Unfortunately, the resulting tendency to worry is amplified by a needless media bias towards bad news. It seems to us that much of the resulting pessimism and despair could be avoided by a more realistic--and therefore more positive--portrayal of the global situation. We hope that the present essay will contribute to the creation of such a more hopeful and optimist outlook, which may produce the enthusiasm and energy needed to tackle the remaining problems. In particular, we hope that our universalist vision of progress may provide an essential building block for a new world view. Such a progressive world view would replace the mechanistic picture, in which we are separate, atomized individuals governed by deterministic laws, with the notion that we are active and creative participants in a global evolution towards the greater good for the greater number.

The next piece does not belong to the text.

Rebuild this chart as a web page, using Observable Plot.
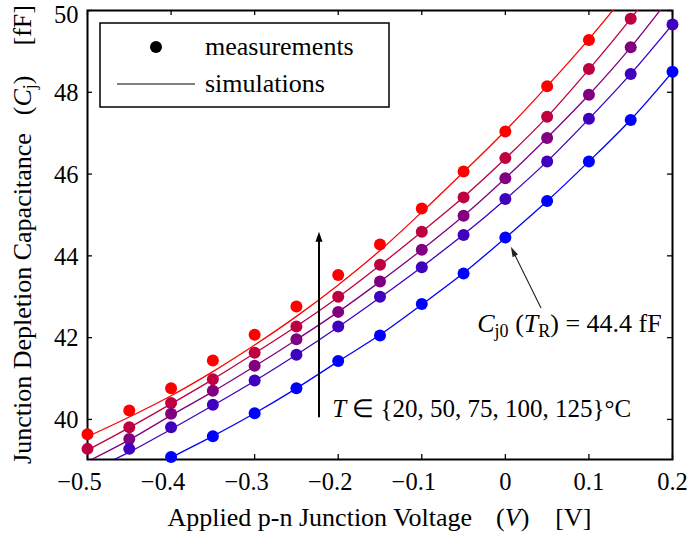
<!DOCTYPE html>
<html><head><meta charset="utf-8">
<script src="https://cdn.jsdelivr.net/npm/d3@7"></script>
<script src="https://cdn.jsdelivr.net/npm/@observablehq/plot@0.6"></script>
<style>
body{margin:0;background:#fff;}
#chart svg{display:block;}
</style></head><body><div id="chart"></div>
<script>
// ---- data ----
const voltages = [-0.5, -0.45, -0.4, -0.35, -0.3, -0.25, -0.2, -0.15, -0.1, -0.05, 0, 0.05, 0.1, 0.15, 0.2];
const temperatures = [125, 100, 75, 50, 20];
const seriesColors = ["#ff0000", "#bf0040", "#800080", "#4000bf", "#0000ff"];

// measurements (null = outside the visible window)
const meas125 = [39.64, 40.22, 40.76, 41.44, 42.07, 42.76, 43.53, 44.28, 45.16, 46.06, 47.04, 48.15, 49.28, null, null];
const meas100 = [39.28, 39.81, 40.40, 40.98, 41.63, 42.27, 43.00, 43.78, 44.59, 45.43, 46.39, 47.40, 48.57, 49.80, null];
const meas75  = [null, 39.52, 40.14, 40.70, 41.31, 41.96, 42.63, 43.37, 44.15, 44.98, 45.90, 46.88, 47.94, 49.10, null];
const meas50  = [null, 39.28, 39.81, 40.36, 40.95, 41.58, 42.27, 43.00, 43.72, 44.51, 45.39, 46.31, 47.35, 48.45, 49.66];
const meas20  = [null, null, 39.08, 39.59, 40.15, 40.76, 41.43, 42.05, 42.82, 43.57, 44.45, 45.34, 46.31, 47.32, 48.50];

// simulations
const sim125 = [39.58, 40.06, 40.58, 41.17, 41.82, 42.52, 43.29, 44.13, 45.07, 46.05, 47.06, 48.15, 49.30, 50.55, 51.90];
const sim100 = [39.25, 39.80, 40.38, 40.98, 41.62, 42.28, 42.99, 43.77, 44.59, 45.44, 46.38, 47.40, 48.56, 49.80, 51.15];
const sim75  = [38.97, 39.50, 40.10, 40.68, 41.30, 41.95, 42.63, 43.37, 44.15, 44.98, 45.90, 46.89, 47.94, 49.10, 50.40];
const sim50  = [38.72, 39.20, 39.76, 40.34, 40.94, 41.58, 42.26, 42.98, 43.73, 44.52, 45.38, 46.31, 47.35, 48.45, 49.66];
const sim20  = [38.08, 38.56, 39.07, 39.59, 40.15, 40.76, 41.42, 42.07, 42.81, 43.58, 44.44, 45.34, 46.31, 47.33, 48.50];

const xTicks = [-0.5, -0.4, -0.3, -0.2, -0.1, 0, 0.1, 0.2];
const yTicks = [40, 42, 44, 46, 48, 50];
const xDomain = [-0.5, 0.2];
const yDomain = [39.02, 50];

// annotations (data coordinates)
const tArrow = {x: -0.223, y1: 40.07, y2: 44.59};
const tLabel = {x: -0.2066, y: 40.05};
const cArrow = {x1: 0.0425, y1: 42.73, x2: 0.0066, y2: 44.22};
const cLabel = {x: -0.033, y: 42.12};

// ---- build rows ----
const measSets = [meas125, meas100, meas75, meas50, meas20];
const simSets = [sim125, sim100, sim75, sim50, sim20];
const measRows = [], simRows = [];
temperatures.forEach((t, i) => {
  measSets[i].forEach((c, j) => { if (c != null) measRows.push({t, V: voltages[j], C: c, color: seriesColors[i]}); });
  simSets[i].forEach((c, j) => { if (c != null) simRows.push({t, V: voltages[j], C: c, color: seriesColors[i]}); });
});

const W = 688, H = 534, mL = 87, mR = 16, mT = 10, mB = 75;
const fw = W - mL - mR, fh = H - mT - mB;
const FONT = "'Liberation Serif', 'Times New Roman', serif";
const FS = 26;      // text size
const TFS = 24.5;   // tick label size
const fmt = d3.format(".1~f");

const pxPerX = fw / (xDomain[1] - xDomain[0]);
const pxPerY = fh / (yDomain[1] - yDomain[0]);
const cAngle = Math.atan2((cArrow.x2 - cArrow.x1) * pxPerX, (cArrow.y2 - cArrow.y1) * pxPerY) * 180 / Math.PI;
const yMax = yDomain[1];

const plot = Plot.plot({
  width: W, height: H,
  marginLeft: mL, marginRight: mR, marginTop: mT, marginBottom: mB,
  style: {fontFamily: FONT, fontSize: TFS + "px", background: "white", color: "black"},
  x: {domain: xDomain, axis: null},
  y: {domain: yDomain, axis: null},
  marks: [
    Plot.frame({stroke: "black", strokeWidth: 2}),
    Plot.tickX(xTicks, {x: d => d, insetTop: fh - 5, stroke: "black", strokeWidth: 1.3}),
    Plot.tickX(xTicks, {x: d => d, insetBottom: fh - 5, stroke: "black", strokeWidth: 1.3}),
    Plot.tickY(yTicks, {y: d => d, insetRight: fw - 5, stroke: "black", strokeWidth: 1.3}),
    Plot.tickY(yTicks, {y: d => d, insetLeft: fw - 5, stroke: "black", strokeWidth: 1.3}),
    Plot.text(xTicks.filter(d => d < 0), {x: d => d, text: d => fmt(d), frameAnchor: "bottom", dy: 23, dx: -8, lineAnchor: "middle", fontSize: TFS}),
    Plot.text(xTicks.filter(d => d >= 0), {x: d => d, text: d => fmt(d), frameAnchor: "bottom", dy: 23, lineAnchor: "middle", fontSize: TFS}),
    Plot.text(yTicks.filter(d => d < yMax), {y: d => d, text: d => String(d), frameAnchor: "left", dx: -9, dy: 1, textAnchor: "end", lineAnchor: "middle", fontSize: TFS}),
    Plot.text(yTicks.filter(d => d >= yMax), {y: d => d, text: d => String(d), frameAnchor: "left", dx: -9, dy: 5, textAnchor: "end", lineAnchor: "middle", fontSize: TFS}),
    Plot.line(simRows, {x: "V", y: "C", z: "t", stroke: "color", strokeWidth: 1.3, curve: "catmull-rom", clip: true}),
    Plot.dot(measRows, {x: "V", y: "C", fill: "color", r: 6}),
    Plot.arrow([tArrow], {x: "x", y1: "y1", y2: "y2", stroke: "black", strokeWidth: 2, headLength: 0, insetEnd: 6}),
    Plot.vector([tArrow], {x: "x", y: "y2", length: 10, rotate: 0, shape: "spike", r: 3.5, anchor: "end", fill: "black", stroke: "none"}),
    Plot.arrow([cArrow], {x1: "x1", y1: "y1", x2: "x2", y2: "y2", stroke: "#222", strokeWidth: 1.1, headLength: 0, insetEnd: 6}),
    Plot.vector([cArrow], {x: "x2", y: "y2", length: 10, rotate: cAngle, shape: "spike", r: 3, anchor: "end", fill: "#222", stroke: "none"})
  ]
});
document.getElementById("chart").appendChild(plot);

const svg = d3.select(plot);
const sx = plot.scale("x"), sy = plot.scale("y");

function makeText(x, y, anchor, transform, size) {
  const t = svg.append("text").attr("text-anchor", anchor)
    .attr("font-family", FONT).attr("font-size", size || FS).attr("fill", "black");
  if (transform) t.attr("transform", transform); else t.attr("x", x).attr("y", y);
  return t;
}
function addText(g, parts) {
  parts.forEach(p => {
    const ts = g.append("tspan").text(p.t);
    if (p.i) ts.attr("font-style", "italic");
    if (p.dx) ts.attr("dx", p.dx);
    if (p.dy) ts.attr("dy", p.dy);
    if (p.fs) ts.attr("font-size", p.fs);
  });
}

// temperature label
addText(makeText(sx.apply(tLabel.x), sy.apply(tLabel.y), "start", null, 25),
  [{t: "T", i: true}, {t: " ∈ {20, 50, 75, 100, 125}°C"}]);

// C_j0 label
addText(makeText(sx.apply(cLabel.x), sy.apply(cLabel.y), "start"),
  [{t: "C", i: true}, {t: "j0", fs: 18, dy: 5}, {t: " (", dy: -5}, {t: "T", i: true}, {t: "R", fs: 18, dy: 5}, {t: ") = 44.4 fF", dy: -5}]);

// x label
addText(makeText(mL + fw / 2, 526, "middle"),
  [{t: "Applied p-n Junction Voltage"}, {t: "(", dx: 24}, {t: "V", i: true}, {t: ")"}, {t: "[V]", dx: 26}]);

// y label
addText(makeText(0, 0, "middle", `translate(31,${mT + fh / 2}) rotate(-90)`),
  [{t: "Junction Depletion Capacitance"}, {t: "(", dx: 18}, {t: "C", i: true}, {t: "j", fs: 18, dy: 5}, {t: ")", dy: -5}, {t: "[fF]", dx: 30}]);

// legend
const lg = svg.append("g");
lg.append("rect").attr("x", 100).attr("y", 23).attr("width", 289).attr("height", 84)
  .attr("fill", "white").attr("stroke", "black").attr("stroke-width", 1.5);
lg.append("circle").attr("cx", 156).attr("cy", 47).attr("r", 6).attr("fill", "black");
lg.append("line").attr("x1", 117).attr("x2", 195).attr("y1", 84).attr("y2", 84).attr("stroke", "black").attr("stroke-width", 1.2);
makeText(205, 55, "start").text("measurements");
makeText(205, 92, "start").text("simulations");
</script></body></html>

As a first step towards the establishment of such a world view, we had to explain on theoretical grounds our observation that evolution is progressive. Natural selection on its own is already sufficient to explain why positive developments survive and develop, while negative ones are eliminated. However, to explain the unprecedented speed and efficiency of progress during the last centuries we had to invoke some additional mechanisms. The growth of knowledge allows us to ever more efficiently anticipate and control the results of our actions. The resulting acceleration in development is further boosted by the virtuous cycles, where progress in one domain facilitates progress in other domains. Still, the fact that evolution remains intrinsically unpredictable means that we must remain on our guard for expected and unexpected problems. The best guarantee for continuing success is an open mind and a pragmatic attitude, unrestricted by dogmas or prejudices.